**GIVEN EXERCISE:** Output nothing but the lines from the one with "Give me the matplotlib source for this chart." through the one with "ax.spines['left'].set_linewidth(1.3)", including both. Leave the pictures out of the copy.

[BEGIN AVAILABLE RECORDS]

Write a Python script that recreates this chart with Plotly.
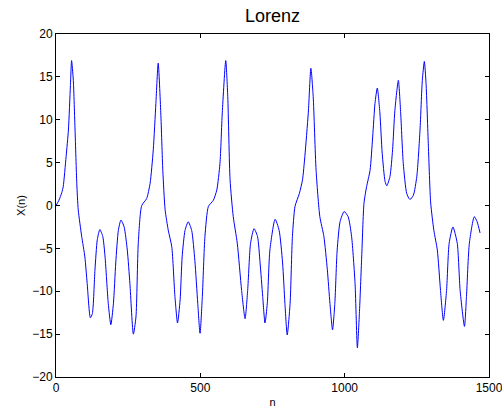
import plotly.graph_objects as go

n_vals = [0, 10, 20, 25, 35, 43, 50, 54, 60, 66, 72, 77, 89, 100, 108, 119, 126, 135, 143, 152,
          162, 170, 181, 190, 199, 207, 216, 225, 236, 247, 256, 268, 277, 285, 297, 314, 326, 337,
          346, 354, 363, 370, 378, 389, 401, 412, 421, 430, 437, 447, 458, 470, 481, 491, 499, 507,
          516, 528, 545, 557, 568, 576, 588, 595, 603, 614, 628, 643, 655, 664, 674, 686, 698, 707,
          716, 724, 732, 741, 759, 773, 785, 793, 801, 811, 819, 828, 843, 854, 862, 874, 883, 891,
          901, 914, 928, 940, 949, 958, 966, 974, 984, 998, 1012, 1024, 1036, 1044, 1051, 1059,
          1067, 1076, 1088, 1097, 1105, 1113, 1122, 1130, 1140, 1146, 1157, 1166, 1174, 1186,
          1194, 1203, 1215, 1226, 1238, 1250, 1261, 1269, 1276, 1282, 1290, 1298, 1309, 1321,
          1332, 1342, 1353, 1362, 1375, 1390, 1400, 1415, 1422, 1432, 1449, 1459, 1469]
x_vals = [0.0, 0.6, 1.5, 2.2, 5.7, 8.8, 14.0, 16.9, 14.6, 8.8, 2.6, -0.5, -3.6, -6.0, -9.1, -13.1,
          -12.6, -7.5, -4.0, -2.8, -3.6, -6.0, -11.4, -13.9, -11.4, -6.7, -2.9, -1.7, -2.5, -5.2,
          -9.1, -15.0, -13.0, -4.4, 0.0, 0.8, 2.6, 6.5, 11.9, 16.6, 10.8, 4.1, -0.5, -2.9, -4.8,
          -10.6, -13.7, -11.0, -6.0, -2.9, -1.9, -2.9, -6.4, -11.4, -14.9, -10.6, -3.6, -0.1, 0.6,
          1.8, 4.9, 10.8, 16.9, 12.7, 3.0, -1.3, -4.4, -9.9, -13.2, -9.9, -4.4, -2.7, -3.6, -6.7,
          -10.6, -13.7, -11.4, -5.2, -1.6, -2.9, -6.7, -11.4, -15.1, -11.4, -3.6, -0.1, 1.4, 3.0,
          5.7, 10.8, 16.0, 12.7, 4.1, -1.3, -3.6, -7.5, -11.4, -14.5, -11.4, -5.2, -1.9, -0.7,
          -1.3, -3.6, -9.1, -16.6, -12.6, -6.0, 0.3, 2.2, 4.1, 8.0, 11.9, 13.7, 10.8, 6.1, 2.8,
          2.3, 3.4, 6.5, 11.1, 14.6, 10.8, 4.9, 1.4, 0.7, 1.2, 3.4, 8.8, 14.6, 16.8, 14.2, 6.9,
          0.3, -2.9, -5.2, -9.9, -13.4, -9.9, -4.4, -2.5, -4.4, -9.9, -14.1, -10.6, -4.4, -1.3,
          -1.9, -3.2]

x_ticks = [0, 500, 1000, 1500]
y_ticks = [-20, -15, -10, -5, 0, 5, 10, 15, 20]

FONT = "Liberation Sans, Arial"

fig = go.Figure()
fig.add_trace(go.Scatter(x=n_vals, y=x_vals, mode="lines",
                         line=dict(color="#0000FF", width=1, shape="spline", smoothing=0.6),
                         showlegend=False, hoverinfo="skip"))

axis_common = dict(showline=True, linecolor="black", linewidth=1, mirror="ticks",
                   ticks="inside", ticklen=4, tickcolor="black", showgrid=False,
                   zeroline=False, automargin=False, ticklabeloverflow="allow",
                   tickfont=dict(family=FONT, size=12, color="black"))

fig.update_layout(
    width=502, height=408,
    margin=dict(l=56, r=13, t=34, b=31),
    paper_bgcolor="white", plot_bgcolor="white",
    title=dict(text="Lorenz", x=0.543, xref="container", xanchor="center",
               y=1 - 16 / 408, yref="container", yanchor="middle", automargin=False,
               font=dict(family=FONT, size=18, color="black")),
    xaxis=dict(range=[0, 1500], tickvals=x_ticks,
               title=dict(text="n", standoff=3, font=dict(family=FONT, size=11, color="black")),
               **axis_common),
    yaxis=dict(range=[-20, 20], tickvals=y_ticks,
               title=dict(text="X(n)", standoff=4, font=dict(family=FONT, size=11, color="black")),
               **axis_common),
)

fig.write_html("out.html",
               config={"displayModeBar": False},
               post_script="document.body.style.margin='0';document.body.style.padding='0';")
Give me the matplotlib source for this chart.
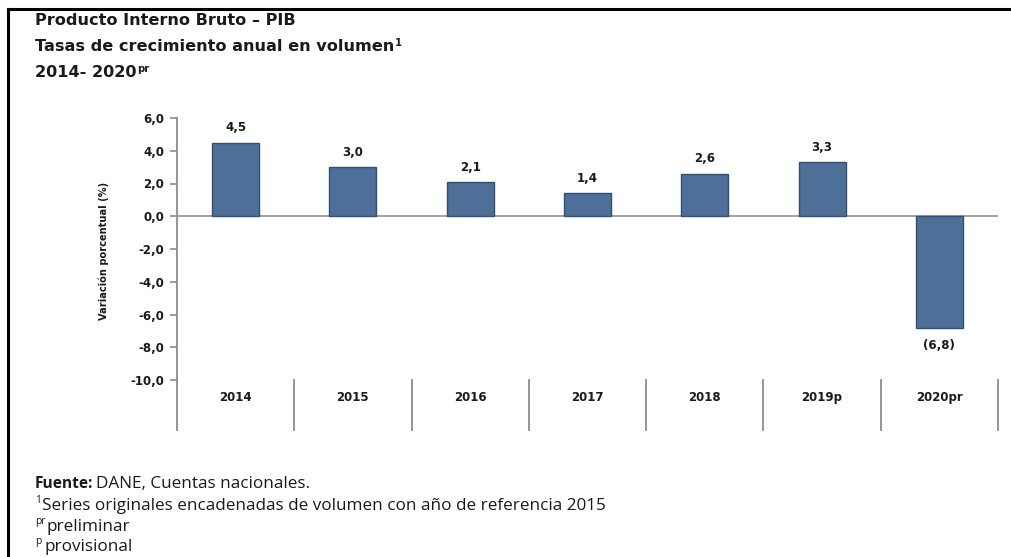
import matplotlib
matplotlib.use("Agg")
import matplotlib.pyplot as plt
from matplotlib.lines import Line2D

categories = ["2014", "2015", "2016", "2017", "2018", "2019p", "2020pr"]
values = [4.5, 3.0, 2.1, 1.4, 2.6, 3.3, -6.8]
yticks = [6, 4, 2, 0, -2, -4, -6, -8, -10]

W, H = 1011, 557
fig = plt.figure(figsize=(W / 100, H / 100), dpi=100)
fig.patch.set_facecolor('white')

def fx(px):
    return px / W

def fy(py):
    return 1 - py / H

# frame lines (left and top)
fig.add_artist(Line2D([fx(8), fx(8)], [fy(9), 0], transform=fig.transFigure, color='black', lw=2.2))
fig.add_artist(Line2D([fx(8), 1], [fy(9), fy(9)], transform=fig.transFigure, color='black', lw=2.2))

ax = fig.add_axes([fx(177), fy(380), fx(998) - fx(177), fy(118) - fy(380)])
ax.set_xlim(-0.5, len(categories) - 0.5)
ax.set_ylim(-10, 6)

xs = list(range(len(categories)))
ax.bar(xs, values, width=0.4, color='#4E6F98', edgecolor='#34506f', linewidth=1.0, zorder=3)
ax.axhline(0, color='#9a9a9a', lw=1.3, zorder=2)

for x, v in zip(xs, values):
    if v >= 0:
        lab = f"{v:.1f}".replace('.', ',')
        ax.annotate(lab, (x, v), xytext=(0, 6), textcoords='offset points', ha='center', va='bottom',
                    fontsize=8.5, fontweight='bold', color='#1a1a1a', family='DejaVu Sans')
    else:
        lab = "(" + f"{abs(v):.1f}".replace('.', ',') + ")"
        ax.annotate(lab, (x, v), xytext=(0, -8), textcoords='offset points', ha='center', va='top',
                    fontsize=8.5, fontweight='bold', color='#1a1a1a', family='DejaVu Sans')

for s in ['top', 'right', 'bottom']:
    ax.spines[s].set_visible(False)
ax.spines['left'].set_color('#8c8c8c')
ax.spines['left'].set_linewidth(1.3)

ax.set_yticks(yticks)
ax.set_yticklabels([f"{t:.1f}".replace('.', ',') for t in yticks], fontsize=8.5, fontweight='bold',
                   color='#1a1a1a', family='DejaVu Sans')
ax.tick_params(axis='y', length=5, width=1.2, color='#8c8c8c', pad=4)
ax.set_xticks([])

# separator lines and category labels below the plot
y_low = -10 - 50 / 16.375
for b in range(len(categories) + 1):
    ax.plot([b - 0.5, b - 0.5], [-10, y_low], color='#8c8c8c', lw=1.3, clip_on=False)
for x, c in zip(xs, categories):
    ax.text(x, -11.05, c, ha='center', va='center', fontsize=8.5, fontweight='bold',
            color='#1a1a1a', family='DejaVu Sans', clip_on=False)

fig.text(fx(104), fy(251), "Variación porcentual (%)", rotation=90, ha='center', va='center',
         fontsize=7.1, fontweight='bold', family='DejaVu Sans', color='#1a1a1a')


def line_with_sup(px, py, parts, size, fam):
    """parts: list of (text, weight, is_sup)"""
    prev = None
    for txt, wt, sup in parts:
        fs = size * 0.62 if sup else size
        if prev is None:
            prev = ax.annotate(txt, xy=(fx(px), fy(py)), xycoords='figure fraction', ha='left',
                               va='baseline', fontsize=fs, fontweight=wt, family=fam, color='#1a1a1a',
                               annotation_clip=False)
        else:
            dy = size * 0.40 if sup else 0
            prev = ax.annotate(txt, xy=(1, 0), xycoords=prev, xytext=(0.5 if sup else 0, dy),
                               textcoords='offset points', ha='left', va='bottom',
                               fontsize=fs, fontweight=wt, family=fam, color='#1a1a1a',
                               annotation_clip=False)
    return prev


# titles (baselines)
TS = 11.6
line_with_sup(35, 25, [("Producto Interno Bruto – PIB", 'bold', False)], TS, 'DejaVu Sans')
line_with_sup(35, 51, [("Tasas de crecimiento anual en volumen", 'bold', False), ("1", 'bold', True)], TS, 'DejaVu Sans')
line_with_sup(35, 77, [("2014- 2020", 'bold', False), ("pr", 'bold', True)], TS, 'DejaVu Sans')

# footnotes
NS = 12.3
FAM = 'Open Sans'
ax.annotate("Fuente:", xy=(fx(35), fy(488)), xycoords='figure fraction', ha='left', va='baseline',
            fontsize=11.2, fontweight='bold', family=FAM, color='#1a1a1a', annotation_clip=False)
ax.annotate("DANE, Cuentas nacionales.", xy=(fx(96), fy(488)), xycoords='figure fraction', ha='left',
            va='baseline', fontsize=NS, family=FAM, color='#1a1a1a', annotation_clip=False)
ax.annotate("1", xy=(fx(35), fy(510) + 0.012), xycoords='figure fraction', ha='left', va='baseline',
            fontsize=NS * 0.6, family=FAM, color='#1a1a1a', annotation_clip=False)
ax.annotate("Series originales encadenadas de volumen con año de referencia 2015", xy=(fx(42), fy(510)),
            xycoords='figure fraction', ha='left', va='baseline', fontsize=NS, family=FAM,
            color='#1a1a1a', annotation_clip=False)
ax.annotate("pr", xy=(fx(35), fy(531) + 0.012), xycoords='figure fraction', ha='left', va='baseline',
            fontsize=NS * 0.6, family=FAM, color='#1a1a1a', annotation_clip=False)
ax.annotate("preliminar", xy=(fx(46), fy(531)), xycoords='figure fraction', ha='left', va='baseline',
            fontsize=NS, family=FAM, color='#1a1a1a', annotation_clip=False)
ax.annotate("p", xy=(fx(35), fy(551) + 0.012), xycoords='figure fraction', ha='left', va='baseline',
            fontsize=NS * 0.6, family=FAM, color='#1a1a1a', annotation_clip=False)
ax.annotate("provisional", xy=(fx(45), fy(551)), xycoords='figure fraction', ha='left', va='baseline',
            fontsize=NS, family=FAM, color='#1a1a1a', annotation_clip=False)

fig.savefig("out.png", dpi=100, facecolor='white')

[END AVAILABLE RECORDS]
[BEGIN AVAILABLE RECORDS]

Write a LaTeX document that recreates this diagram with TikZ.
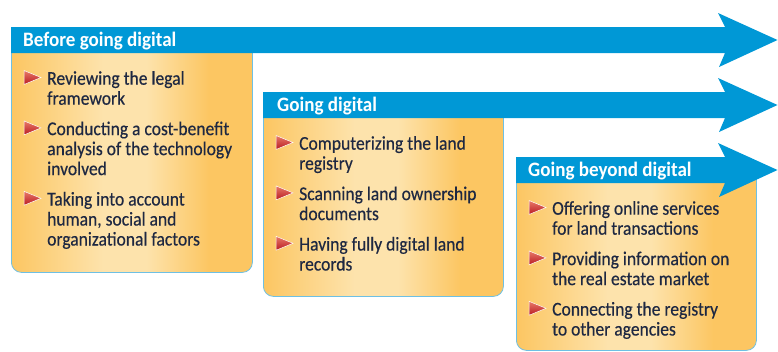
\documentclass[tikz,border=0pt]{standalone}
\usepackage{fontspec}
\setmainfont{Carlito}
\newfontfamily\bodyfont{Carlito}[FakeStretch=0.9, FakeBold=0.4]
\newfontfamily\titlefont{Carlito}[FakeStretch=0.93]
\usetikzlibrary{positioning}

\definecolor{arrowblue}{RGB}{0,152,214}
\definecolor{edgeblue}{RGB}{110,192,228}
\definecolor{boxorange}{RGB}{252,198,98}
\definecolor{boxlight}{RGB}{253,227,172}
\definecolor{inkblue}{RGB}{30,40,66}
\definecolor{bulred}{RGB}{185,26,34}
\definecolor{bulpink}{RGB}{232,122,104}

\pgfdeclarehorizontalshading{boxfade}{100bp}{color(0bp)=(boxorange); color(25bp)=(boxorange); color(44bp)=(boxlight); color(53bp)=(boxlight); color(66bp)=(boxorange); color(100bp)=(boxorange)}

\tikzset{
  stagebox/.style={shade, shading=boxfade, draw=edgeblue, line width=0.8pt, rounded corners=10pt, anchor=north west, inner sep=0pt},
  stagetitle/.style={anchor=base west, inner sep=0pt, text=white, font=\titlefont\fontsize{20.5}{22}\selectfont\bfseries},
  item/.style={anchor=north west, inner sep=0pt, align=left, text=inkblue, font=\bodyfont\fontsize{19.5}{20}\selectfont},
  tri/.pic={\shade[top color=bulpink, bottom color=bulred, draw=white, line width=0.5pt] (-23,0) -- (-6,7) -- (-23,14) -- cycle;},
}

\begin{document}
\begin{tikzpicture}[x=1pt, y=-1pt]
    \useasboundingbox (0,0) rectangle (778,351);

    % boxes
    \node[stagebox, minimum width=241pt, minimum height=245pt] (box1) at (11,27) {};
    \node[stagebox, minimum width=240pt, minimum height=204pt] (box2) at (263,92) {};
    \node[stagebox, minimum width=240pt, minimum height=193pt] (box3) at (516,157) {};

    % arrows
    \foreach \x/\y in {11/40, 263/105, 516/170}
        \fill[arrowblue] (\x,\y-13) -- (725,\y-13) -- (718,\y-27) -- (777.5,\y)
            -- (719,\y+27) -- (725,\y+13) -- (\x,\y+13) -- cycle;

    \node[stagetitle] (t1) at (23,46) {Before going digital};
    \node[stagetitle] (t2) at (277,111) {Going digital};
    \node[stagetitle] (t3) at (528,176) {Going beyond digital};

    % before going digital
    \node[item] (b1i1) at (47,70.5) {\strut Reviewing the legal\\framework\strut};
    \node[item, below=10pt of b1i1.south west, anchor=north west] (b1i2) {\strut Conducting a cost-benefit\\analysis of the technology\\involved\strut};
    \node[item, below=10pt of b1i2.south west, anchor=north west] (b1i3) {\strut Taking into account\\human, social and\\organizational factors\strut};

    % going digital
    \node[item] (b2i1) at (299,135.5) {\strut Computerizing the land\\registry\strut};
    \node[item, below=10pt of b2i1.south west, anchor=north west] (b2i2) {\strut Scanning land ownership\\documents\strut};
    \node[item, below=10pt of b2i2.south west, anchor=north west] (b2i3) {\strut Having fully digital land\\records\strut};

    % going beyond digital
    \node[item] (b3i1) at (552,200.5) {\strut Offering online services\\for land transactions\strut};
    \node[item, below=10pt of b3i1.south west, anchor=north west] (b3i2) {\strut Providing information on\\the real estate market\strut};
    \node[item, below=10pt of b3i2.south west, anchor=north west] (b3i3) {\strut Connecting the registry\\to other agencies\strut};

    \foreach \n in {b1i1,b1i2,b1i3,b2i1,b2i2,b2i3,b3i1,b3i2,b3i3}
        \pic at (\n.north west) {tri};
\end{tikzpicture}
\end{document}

[END AVAILABLE RECORDS]

**EXERCISE ANSWER:**
Give me the matplotlib source for this chart.
import matplotlib
matplotlib.use("Agg")
import matplotlib.pyplot as plt
from matplotlib.lines import Line2D

categories = ["2014", "2015", "2016", "2017", "2018", "2019p", "2020pr"]
values = [4.5, 3.0, 2.1, 1.4, 2.6, 3.3, -6.8]
yticks = [6, 4, 2, 0, -2, -4, -6, -8, -10]

W, H = 1011, 557
fig = plt.figure(figsize=(W / 100, H / 100), dpi=100)
fig.patch.set_facecolor('white')

def fx(px):
    return px / W

def fy(py):
    return 1 - py / H

# frame lines (left and top)
fig.add_artist(Line2D([fx(8), fx(8)], [fy(9), 0], transform=fig.transFigure, color='black', lw=2.2))
fig.add_artist(Line2D([fx(8), 1], [fy(9), fy(9)], transform=fig.transFigure, color='black', lw=2.2))

ax = fig.add_axes([fx(177), fy(380), fx(998) - fx(177), fy(118) - fy(380)])
ax.set_xlim(-0.5, len(categories) - 0.5)
ax.set_ylim(-10, 6)

xs = list(range(len(categories)))
ax.bar(xs, values, width=0.4, color='#4E6F98', edgecolor='#34506f', linewidth=1.0, zorder=3)
ax.axhline(0, color='#9a9a9a', lw=1.3, zorder=2)

for x, v in zip(xs, values):
    if v >= 0:
        lab = f"{v:.1f}".replace('.', ',')
        ax.annotate(lab, (x, v), xytext=(0, 6), textcoords='offset points', ha='center', va='bottom',
                    fontsize=8.5, fontweight='bold', color='#1a1a1a', family='DejaVu Sans')
    else:
        lab = "(" + f"{abs(v):.1f}".replace('.', ',') + ")"
        ax.annotate(lab, (x, v), xytext=(0, -8), textcoords='offset points', ha='center', va='top',
                    fontsize=8.5, fontweight='bold', color='#1a1a1a', family='DejaVu Sans')

for s in ['top', 'right', 'bottom']:
    ax.spines[s].set_visible(False)
ax.spines['left'].set_color('#8c8c8c')
ax.spines['left'].set_linewidth(1.3)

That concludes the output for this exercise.